Are there any balloon payments due on other loan(s)?
Then you look at the obvious factors that are going to come into play with a junior position note. You need to know everything about the underlying debt that is ahead of your investment. Rate, terms, status? Assumed or new?
What is combined-loan-to-value? Is there sufficient equity to protect your investment in event of default? Are you financially capable, and mentally comfortable with the idea of having to sink money into riding out a foreclosure and resale of property to recover your invested capital?
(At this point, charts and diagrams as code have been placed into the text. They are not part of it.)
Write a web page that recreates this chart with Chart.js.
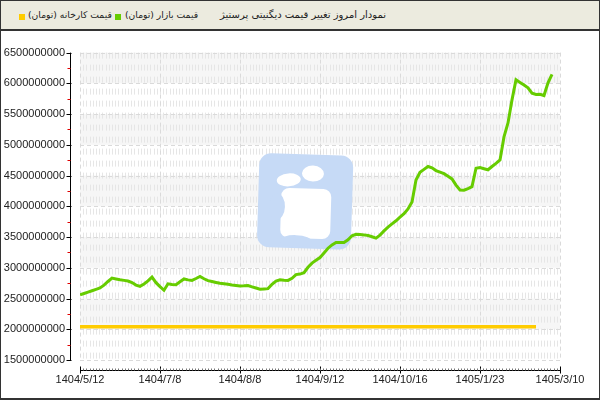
<!DOCTYPE html>
<html><head><meta charset="utf-8">
<script src="https://cdn.jsdelivr.net/npm/chart.js@4"></script>
<style>
html,body{margin:0;padding:0;background:#fff;}
#frame{position:relative;width:600px;height:400px;box-sizing:border-box;border:1px solid #333;border-bottom-width:2px;overflow:hidden;background:#fff;}
#head{position:absolute;left:0;top:0;width:598px;height:28px;background:#ecebdf;border-bottom:2px solid #333;font-family:"DejaVu Sans",sans-serif;font-size:10px;color:#222;}
.sw{position:absolute;top:13px;width:6px;height:6px;}
.txt{position:absolute;top:0;height:28px;line-height:28px;white-space:nowrap;unicode-bidi:isolate;}
.leg{font-size:9.2px;}
#wrap{position:absolute;left:0;top:30px;width:598px;height:367px;}
</style></head>
<body>
<div id="frame">
  <div id="head">
    <span class="sw" style="left:18px;background:#ffcc00"></span>
    <span class="txt leg" dir="rtl" style="left:27px">قیمت کارخانه (تومان)</span>
    <span class="sw" style="left:114px;background:#66cc00"></span>
    <span class="txt leg" dir="rtl" style="left:124px">قیمت بازار (تومان)</span>
    <span class="txt" dir="rtl" style="right:213px">نمودار امروز تغییر قیمت دیگنیتی پرستیژ</span>
  </div>
  <div id="wrap"><canvas id="c" width="598" height="367"></canvas></div>
</div>
<script>
// ---- data (values in millions of toman) ----
const UNIT = 1e6;
const tickLabels = ["1404/5/12","1404/7/8","1404/8/8","1404/9/12","1404/10/16","1405/1/23","1405/3/10"];
const categories = Array.from({length:121}, (_, i) => i); // sample index along the time axis
const marketPrice = [
 2560,2582,2605,2627,2650,2673,2718,2777,2832,2819,
 2806,2795,2784,2760,2719,2698,2737,2787,2848,2758,
 2694,2634,2739,2729,2726,2773,2818,2803,2794,2826,
 2860,2821,2790,2776,2761,2747,2739,2731,2721,2713,
 2705,2706,2710,2690,2671,2650,2655,2661,2732,2784,
 2805,2798,2794,2829,2889,2897,2919,3008,3076,3121,
 3166,3242,3318,3373,3413,3411,3411,3456,3521,3545,
 3540,3535,3526,3505,3482,3532,3600,3661,3713,3765,
 3823,3881,3956,4071,4429,4552,4600,4648,4626,4581,
 4556,4531,4487,4445,4344,4266,4263,4289,4319,4619,
 4629,4611,4594,4647,4698,4753,5129,5355,5731,6058,
 6015,5973,5926,5840,5819,5823,5802,6008,6145
];
const factoryPrice = [
 2040,2040,2040,2040,2040,2040,2040,2040,2040,2040,2040,2040,2040,2040,2040,2040,2040,2040,2040,2040,
 2040,2040,2040,2040,2040,2040,2040,2040,2040,2040,2040,2040,2040,2040,2040,2040,2040,2040,2040,2040,
 2040,2040,2040,2040,2040,2040,2040,2040,2040,2040,2040,2040,2040,2040,2040,2040,2040,2040,2040,2040,
 2040,2040,2040,2040,2040,2040,2040,2040,2040,2040,2040,2040,2040,2040,2040,2040,2040,2040,2040,2040,
 2040,2040,2040,2040,2040,2040,2040,2040,2040,2040,2040,2040,2040,2040,2040,2040,2040,2040,2040,2040,
 2040,2040,2040,2040,2040,2040,2040,2040,2040,2040,2040,2040,2040,2040,2040
];
const yMin = 1500, yMax = 6500, yStep = 500;
const xStep = 20;

// ---- decorations ----
const deco = {
  id: 'deco',
  beforeDatasetsDraw(chart) {
    const {ctx, chartArea: a, scales: {x, y}} = chart;
    ctx.save();
    const yt = y.ticks.map(t => t.value);
    for (let k = 0; k < yt.length - 1; k++) {
      if (Math.round(yt[k] / (yStep * UNIT)) % 2 === 0) {
        const p0 = y.getPixelForValue(yt[k]), p1 = y.getPixelForValue(yt[k + 1]);
        ctx.fillStyle = '#f6f6f6';
        ctx.fillRect(a.left, p1, a.right - a.left, p0 - p1);
      }
    }
    const sub = (x.getPixelForValue(xStep) - x.getPixelForValue(0)) / 25;
    ctx.strokeStyle = '#e6e6e6';
    ctx.lineWidth = 1;
    ctx.setLineDash([6, 6]);
    ctx.beginPath();
    for (let px = a.left + sub; px < a.right - 1; px += sub) {
      const xx = Math.round(px) + 0.5;
      ctx.moveTo(xx, a.top); ctx.lineTo(xx, a.bottom);
    }
    ctx.stroke();
    ctx.strokeStyle = '#dadada';
    ctx.setLineDash([4, 3]);
    ctx.beginPath();
    y.ticks.forEach(t => {
      const py = Math.round(y.getPixelForValue(t.value)) + 0.5;
      ctx.moveTo(a.left, py); ctx.lineTo(a.right, py);
    });
    x.ticks.forEach(t => {
      const px = Math.round(x.getPixelForValue(t.value)) + 0.5;
      ctx.moveTo(px, a.top); ctx.lineTo(px, a.bottom);
    });
    ctx.stroke();
    ctx.setLineDash([]);
    // watermark logo
    const W = a.right - a.left, H = a.bottom - a.top;
    const cx = a.left + W * 0.469, cy = a.top + H * 0.484;
    ctx.translate(cx, cy);
    ctx.rotate(0.03);
    const blue = 'rgb(198,218,246)';
    ctx.fillStyle = blue;
    const s = 94, r = 12;
    ctx.beginPath();
    ctx.roundRect(-s / 2, -s / 2, s, s, r);
    ctx.fill();
    ctx.fillStyle = '#ffffff';
    ctx.beginPath(); ctx.ellipse(-17, -21, 12, 6.5, -0.1, 0, Math.PI * 2); ctx.fill();
    ctx.beginPath(); ctx.ellipse(7, -28, 11, 8, 0, 0, Math.PI * 2); ctx.fill();
    ctx.beginPath();
    ctx.roundRect(-24, -13, 50, 50, 8);
    ctx.fill();
    ctx.fillStyle = blue;
    ctx.beginPath(); ctx.ellipse(-28, 6, 8, 13, 0, 0, Math.PI * 2); ctx.fill();
    ctx.beginPath(); ctx.ellipse(-8, 40, 16, 6, 0, 0, Math.PI * 2); ctx.fill();
    ctx.restore();
  },
  afterDraw(chart) {
    const {ctx, chartArea: a, scales: {x, y}} = chart;
    ctx.save();
    ctx.lineWidth = 1;
    const ax = a.left - 9.5;
    ctx.strokeStyle = '#000';
    ctx.beginPath();
    ctx.moveTo(ax, a.top); ctx.lineTo(ax, a.bottom + 1);
    y.ticks.forEach(t => {
      const py = Math.round(y.getPixelForValue(t.value)) + 0.5;
      ctx.moveTo(ax - 4, py); ctx.lineTo(ax + 1, py);
    });
    ctx.stroke();
    ctx.strokeStyle = '#e00000';
    ctx.beginPath();
    for (let k = 0; k < y.ticks.length - 1; k++) {
      const v = (y.ticks[k].value + y.ticks[k + 1].value) / 2;
      const py = Math.round(y.getPixelForValue(v)) + 0.5;
      ctx.moveTo(ax - 3, py); ctx.lineTo(ax, py);
    }
    ctx.stroke();
    const ay = a.bottom + 10.5;
    ctx.strokeStyle = '#000';
    ctx.beginPath();
    ctx.moveTo(a.left, ay); ctx.lineTo(a.right + 1, ay);
    x.ticks.forEach(t => {
      const px = Math.round(x.getPixelForValue(t.value)) + 0.5;
      ctx.moveTo(px, ay - 4); ctx.lineTo(px, ay + 3);
    });
    ctx.stroke();
    const sub = (x.getPixelForValue(xStep) - x.getPixelForValue(0)) / 25;
    ctx.strokeStyle = '#777';
    ctx.beginPath();
    for (let px = a.left + sub; px < a.right - 1; px += sub) {
      const xx = Math.round(px) + 0.5;
      ctx.moveTo(xx, ay - 2); ctx.lineTo(xx, ay);
    }
    ctx.stroke();
    ctx.restore();
  }
};

Chart.defaults.font.family = '"Liberation Sans", Arial, sans-serif';
Chart.defaults.font.size = 11;
Chart.defaults.color = '#222';

new Chart(document.getElementById('c'), {
  type: 'line',
  data: {
    labels: categories,
    datasets: [
      {label: 'قیمت کارخانه (تومان)', data: factoryPrice.map(v => v * UNIT), borderColor: '#ffcc00', backgroundColor: '#ffcc00', borderWidth: 3.5, pointRadius: 0, tension: 0},
      {label: 'قیمت بازار (تومان)', data: marketPrice.map(v => v * UNIT), borderColor: '#66cc00', backgroundColor: '#66cc00', borderWidth: 3, pointRadius: 0, tension: 0}
    ]
  },
  options: {
    responsive: false,
    animation: false,
    devicePixelRatio: 1,
    layout: {padding: {top: 19, right: 39, left: 0, bottom: 0}},
    plugins: {legend: {display: false}, tooltip: {enabled: false}, title: {display: false}},
    scales: {
      x: {
        type: 'linear', min: 0, max: categories.length - 1,
        grid: {display: false, drawTicks: false},
        border: {display: false},
        ticks: {stepSize: xStep, padding: 13, maxRotation: 0, autoSkip: false,
          callback: v => tickLabels[Math.round(v / xStep)] ?? ''},
        afterFit: s => { s.height = 38; }
      },
      y: {
        min: yMin * UNIT, max: yMax * UNIT,
        grid: {display: false, drawTicks: false},
        border: {display: false},
        ticks: {stepSize: yStep * UNIT, padding: 15, callback: v => String(Math.round(v))},
        afterFit: s => { s.width = 79; }
      }
    }
  },
  plugins: [deco]
});
</script>
</body></html>
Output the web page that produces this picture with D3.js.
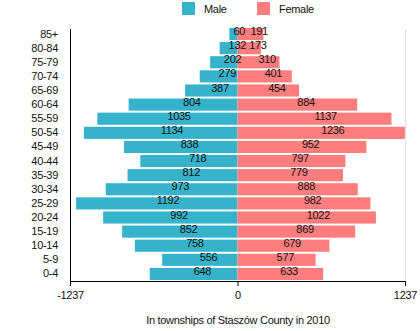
<!DOCTYPE html>
<html>
<head>
<meta charset="utf-8">
<script src="https://cdn.jsdelivr.net/npm/d3@7/dist/d3.min.js"></script>
<style>
  body { margin: 0; background: #fff; }
  text { font-family: "Liberation Sans", Arial, sans-serif; }
</style>
</head>
<body>
<svg id="chart" width="420" height="331"></svg>
<script>
// age groups, youngest first
var ages = ['0-4','5-9','10-14','15-19','20-24','25-29','30-34','35-39','40-44','45-49',
            '50-54','55-59','60-64','65-69','70-74','75-79','80-84','85+'];
var male   = [648, 556, 758, 852, 992, 1192, 973, 812, 718, 838, 1134, 1035, 804, 387, 279, 202, 132, 60];
var female = [633, 577, 679, 869, 1022, 982, 888, 779, 797, 952, 1236, 1137, 884, 454, 401, 310, 173, 191];
var xTicks = [-1237, 0, 1237];
var title = 'In townships of Staszów County in 2010';

var maleColor = '#36b3cb';
var femaleColor = '#ff7d7d';

var svg = d3.select('#chart');
var plotLeft = 70, plotRight = 405, plotTop = 27, plotBottom = 281;

var x = d3.scaleLinear().domain([-1237, 1237]).range([plotLeft, plotRight]);
var y = d3.scaleBand().domain(ages.slice().reverse()).range([plotTop, plotBottom]).paddingInner(0.14).paddingOuter(0.07);

// light frame line on the right
svg.append('line')
  .attr('x1', plotRight + 0.5).attr('x2', plotRight + 0.5)
  .attr('y1', plotTop + 2).attr('y2', plotBottom)
  .attr('stroke', '#e4e4e4');

var rows = ages.map(function (a, i) { return {age: a, m: male[i], f: female[i]}; });

svg.selectAll('rect.m').data(rows).enter().append('rect')
  .attr('class', 'm')
  .attr('x', function (d) { return x(-d.m); })
  .attr('y', function (d) { return y(d.age); })
  .attr('width', function (d) { return x(0) - x(-d.m); })
  .attr('height', y.bandwidth())
  .attr('fill', maleColor);

svg.selectAll('rect.f').data(rows).enter().append('rect')
  .attr('class', 'f')
  .attr('x', x(0))
  .attr('y', function (d) { return y(d.age); })
  .attr('width', function (d) { return x(d.f) - x(0); })
  .attr('height', y.bandwidth())
  .attr('fill', femaleColor);

// value labels start at the middle of each bar
svg.selectAll('text.ml').data(rows).enter().append('text')
  .attr('class', 'ml')
  .attr('x', function (d) { return x(-d.m / 2); })
  .attr('y', function (d) { return y(d.age) + y.bandwidth() / 2 + 1; })
  .attr('font-size', 11).attr('fill', '#111')
  .style('letter-spacing', '-0.3px')
  .text(function (d) { return d.m; });

svg.selectAll('text.fl').data(rows).enter().append('text')
  .attr('class', 'fl')
  .attr('x', function (d) { return x(d.f / 2); })
  .attr('y', function (d) { return y(d.age) + y.bandwidth() / 2 + 1; })
  .attr('font-size', 11).attr('fill', '#111')
  .style('letter-spacing', '-0.3px')
  .text(function (d) { return d.f; });

// axes
var yAxis = svg.append('g')
  .attr('transform', 'translate(' + plotLeft + ',0)')
  .call(d3.axisLeft(y).tickSize(0).tickPadding(12));
yAxis.select('.domain').attr('d', 'M0.5,' + (plotTop + 2) + 'V' + plotBottom).attr('stroke', '#000');
yAxis.selectAll('text').attr('font-size', 11).attr('fill', '#111').style('letter-spacing', '-0.3px').attr('font-family', null);

var xAxis = svg.append('g')
  .attr('transform', 'translate(0,' + plotBottom + ')')
  .call(d3.axisBottom(x).tickValues(xTicks).tickFormat(function (d) { return String(d); })
    .tickSizeOuter(0).tickSize(5).tickPadding(5));
xAxis.select('.domain').attr('stroke', '#000');
xAxis.selectAll('text').attr('font-size', 11).attr('fill', '#111').style('letter-spacing', '-0.3px').attr('font-family', null);

svg.append('text')
  .attr('x', 238).attr('y', 324)
  .attr('text-anchor', 'middle')
  .attr('font-size', 11).attr('fill', '#111')
  .style('letter-spacing', '-0.3px')
  .text(title);

// legend
var legend = [{name: 'Male', color: maleColor, x: 182}, {name: 'Female', color: femaleColor, x: 257}];
var lg = svg.selectAll('g.legend').data(legend).enter().append('g')
  .attr('class', 'legend')
  .attr('transform', function (d) { return 'translate(' + d.x + ',2)'; });
lg.append('rect').attr('width', 13).attr('height', 13).attr('fill', function (d) { return d.color; });
lg.append('text').attr('x', 22).attr('y', 11).attr('font-size', 11).attr('fill', '#111')
  .style('letter-spacing', '-0.3px')
  .text(function (d) { return d.name; });
</script>
</body>
</html>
Once you gather this important information, you run the numbers yourself, to make sure they make sense. Right now, we already pointed out one anamoly. Seller claims 28 payments made, but only 19 scheduled payments have passed on the calendar. Might be a logical explanation for that - but what is it? You need to find out, right?
If the numbers don’t work out right… interview the seller again. What the heck have you got there? The minute we see the numbers are not matching up, we need to get back with this Note Seller, and find out exactly what the heck he is selling, BEFORE we do anything else.
Now, back to the basics. You can learn an awful lot of fundamentals, simply by searching the archives of previous discussions right here in this Forum, by using keywords such as “note clauses”, “creating notes”, “what makes a note salable”, “note grading & pricing guidelines”, “seconds”, “2nds”, and similar terms, for your searches.
My favorite book on the subject of learning about notes and seller financing, is Bill Broadbent’s & George Rosenburg’s OWNER WILL CARRY. Several other very good books and courses are available right on this website, including Terry Vaughan’s “Paper Into Gold”, and John Richards’ “Profits In Discounted Notes”, both of which can be located at:
You’ll do yourself a huge service by investigating all of these resources BEFORE you invest one cent in a note deal! And best wishes for your success!